Milestones are also a campaign strategy observed on other successful crowdfunding platforms such as Kickstarter and Indiegogo. Given the short time span I have to research and hypothesize, a tried and true feature has proven effectiveness and mitigates risk.

3. Feedback & Iteration

Feedback is the greatest gift. It’s the motto I live under. I’m simply the sort of person who will never stop trying to improve of achieve greater heights. That rings completely true when it comes to my design work. I want as many eyes and opinions as I can possibly get. There is always something valuable to gain from a fresh perspective, no matter how experienced. So I take my designs to group critiques and individuals in specific departments alike. I run through my flows and iterate, iterate, and iterate still.

Time is also a constraint when it came to the design sprint, but I leveraged the tools and assets at my disposal to create a design that was viable for engineering and overall realistic to deliver. Some of the interfaces lack a certain sense of hierarchy and functional clarity that could still be refined upon, and remain as aspects that could be revisited.

Final flow.

4. Refining & Presentation

Through my process, I tirelessly seek out critique and consult cross-functionally with all other departments involved, making sure their considerations are accounted for. And then of course, once all options have been addressed, I’ve naturally reached the best possible product given my constraints. Along with this comes an extensive flow of the user experience, detailing exactly why each of my choices have come to be, and how each team’s concerns have been incorporated into the final product. In the event that I must present to the board, I frame my story around what matters to my audience’s interests and weave the design’s narrative, starting with the “why” down to the granular deliberations.

Due to the nature of our two-day sprint, the refining process was cut short, though I have plenty noted down when it comes to further improvements. At the end of this mini project was a short formal presentation. In this case, it was a formal talk for our Product Design mentors, so I framed my delivery around the concepts we’d gone over in design training. From questions I posed in response to the design challenge, down to my solutions, I employed their critical thinking teachings and ideation structure. I tell the story of how my design came to be, why it ultimately matters as a product, and how I’d absorbed my previous learnings.


Lessons Learned

Through my internship, I rapidly taught myself how to create flows in Sketch and complete prototypes in Origami. I managed my own Quip documents for the sake of market research correspondence, manicured my Pixelcloud profile, prepared presentation decks through Keynote, and maintained progress reports for my managers and team members.
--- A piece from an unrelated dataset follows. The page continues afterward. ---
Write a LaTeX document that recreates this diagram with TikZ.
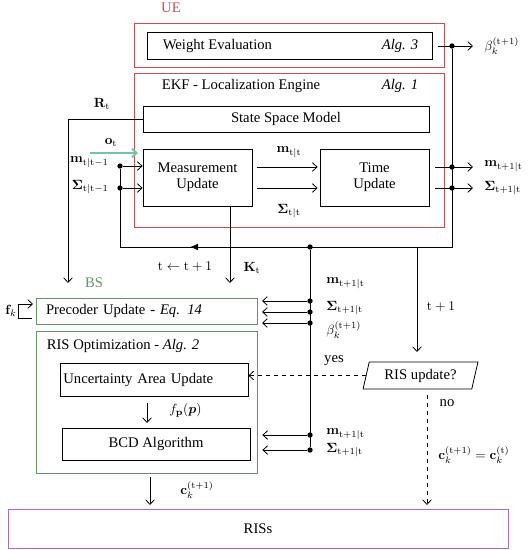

These hard skills aside, I learned valuable people skills as a part of working in a novel corporate environment. Cross-team communication is key, applying a quality of empathy and leveraging my own multidisciplinary skills helps immensely when it came to collaborating. My game development background helped to related to Engineering and better explain the handling of my UI elements, my psychology background helped me play to the tune of Content Strategy. Along with business matters, this was a profound interpersonal lesson as well. Approaching others, both peers and supervisors, with a self-aware candor that welcomes openly addressing and working on matters that cropped up saw to a world of improvement and positive growth in my two months at Facebook. Overall, it was a valuable experience that bettered me as a designer, collaborator, and beyond.

Button designs to commemorate our inaugural FBU Product Design cohort.

Button designs to commemorate our inaugural FBU Product Design cohort.